To extricate itself from this morass, US and Nato must redefine their mission as one with the sole object of eliminating the scourge of AlQaeda that has so dishonored the image of Islam, and continues to propagate a heresy. This may involve direct dialogue with the Taliban, as odious as it may seem, and may require the formation of a coalition government in Afghanistan, but this may represent the only viable approach to curb the spread of Talibanisation in Pakistan whose government must be supported to the hilt to directly take on the militants and anarchists.

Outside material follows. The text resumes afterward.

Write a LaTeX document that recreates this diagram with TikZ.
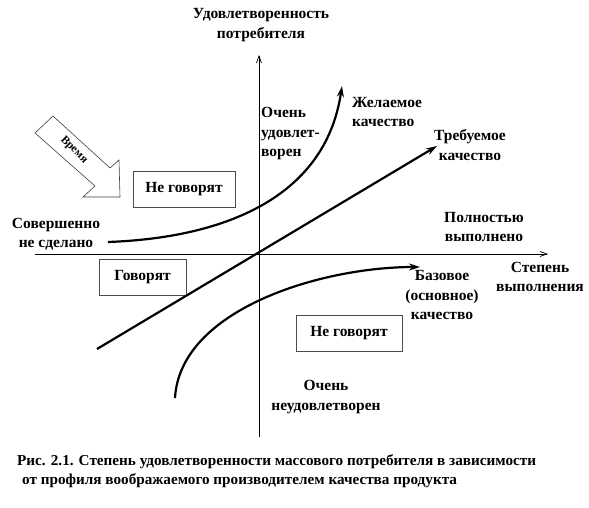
\documentclass[tikz,border=0pt]{standalone}
\usepackage{fontspec}
\setmainfont{Liberation Serif}
\usetikzlibrary{arrows.meta}
\begin{document}
\begin{tikzpicture}[x=1pt,y=-1pt,
  lbl/.style={font=\bfseries\fontsize{15.5}{19.5}\selectfont, align=center, inner sep=0pt},
  boxnode/.style={draw=black!70, line width=0.6pt, fill=white, font=\bfseries\fontsize{15.5}{19.5}\selectfont, inner sep=0pt, minimum height=36pt},
  axis/.style={line width=0.7pt, -{Straight Barb[length=7pt,width=5pt]}},
  curve/.style={line width=2.2pt, -{Stealth[length=11pt,width=7pt]}}
]
\useasboundingbox (0,0) rectangle (589,508);

% axes
\coordinate (xa0) at (35,254);
\coordinate (xa1) at (548,254);
\coordinate (ya0) at (259,437);
\coordinate (ya1) at (259,55);
\draw[axis] (xa0) -- (xa1);
\draw[axis] (ya0) -- (ya1);

% boxes
\node[boxnode, minimum width=102pt] (ng1) at (184,189) {Не говорят};
\node[boxnode, minimum width=87pt] (gv) at (142.5,277) {Говорят};
\node[boxnode, minimum width=106pt] (ng2) at (349,333.5) {Не говорят};

% curves
\coordinate (d0) at (108,242);
\coordinate (d1) at (342,86);
\draw[curve] (d0) .. controls (220,238) and (325,200) .. (d1);

\coordinate (r0) at (97,349);
\coordinate (r1) at (437,146);
\draw[curve] (r0) -- (r1);

\coordinate (b0) at (175,398);
\coordinate (b1) at (420,267);
\draw[curve] (b0) .. controls (180,310) and (320,267) .. (b1);

% time arrow
\draw[line width=0.6pt, fill=white, draw=black!75]
  (53,116) -- (110,168) -- (119,160) -- (120,197) -- (83,197) -- (95,186) -- (35,133) -- cycle;
\node[lbl, font=\bfseries\fontsize{11.5}{13}\selectfont, rotate=-45] (vr) at (74,150) {Время};

% labels
\node[lbl] (title) at (261,25) {Удовлетворенность\\потребителя};
\node[lbl, anchor=west, align=left] (ochen) at (261,134) {Очень\\удовлет-\\ворен};
\node[lbl, anchor=west, align=left] (zhel) at (352,112) {Желаемое\\качество};
\node[lbl] (treb) at (470,145) {Требуемое\\качество};
\node[lbl] (sover) at (56,234) {Совершенно\\не сделано};
\node[lbl] (poln) at (484,227) {Полностью\\выполнено};
\node[lbl] (stepen) at (540,277) {Степень\\выполнения};
\node[lbl] (baz) at (442,295) {Базовое\\(основное)\\качество};
\node[lbl] (neud) at (326,397) {Очень\\неудовлетворен};
\node[lbl, font=\bfseries\fontsize{15.2}{18.5}\selectfont, anchor=west, align=left] (cap) at (17,471) {Рис. 2.1. Степень удовлетворенности массового потребителя в зависимости\\\hspace{5pt}от профиля воображаемого производителем качества продукта};
\end{tikzpicture}
\end{document}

The third and critical step in the stabilisation of Afghanistan and Pakistan is the reformation of Islam in both these countries. This would require an intensive diplomatic offensive working with fundamentalist Islamic groups in Saudi Arabia and elsewhere to revise the rigid xenophobic curriculum that many madrassas have as their only resource. In this the US must co-opt the help of Muslim countries practising traditional Islam, and of organizations such as the Organisation of Islamic Conference. Muslims in this country remain a ready and willing source of promoting Islam that they are privileged to believe and practice. AlQaeda is a universal problem. Talibanism is a Muslim problem. Hamas is an Israeli-Palestinian problem with worldwide ramifications. Hamas is like the old Sein Fein with a social and political wing and a radical militant group. Its past use of terror as a tactic should not disqualify it from peace negotiations. Certainly by securing an enduring peace in the Middle East both Alqaeda and Taliban would face their biggest defeats.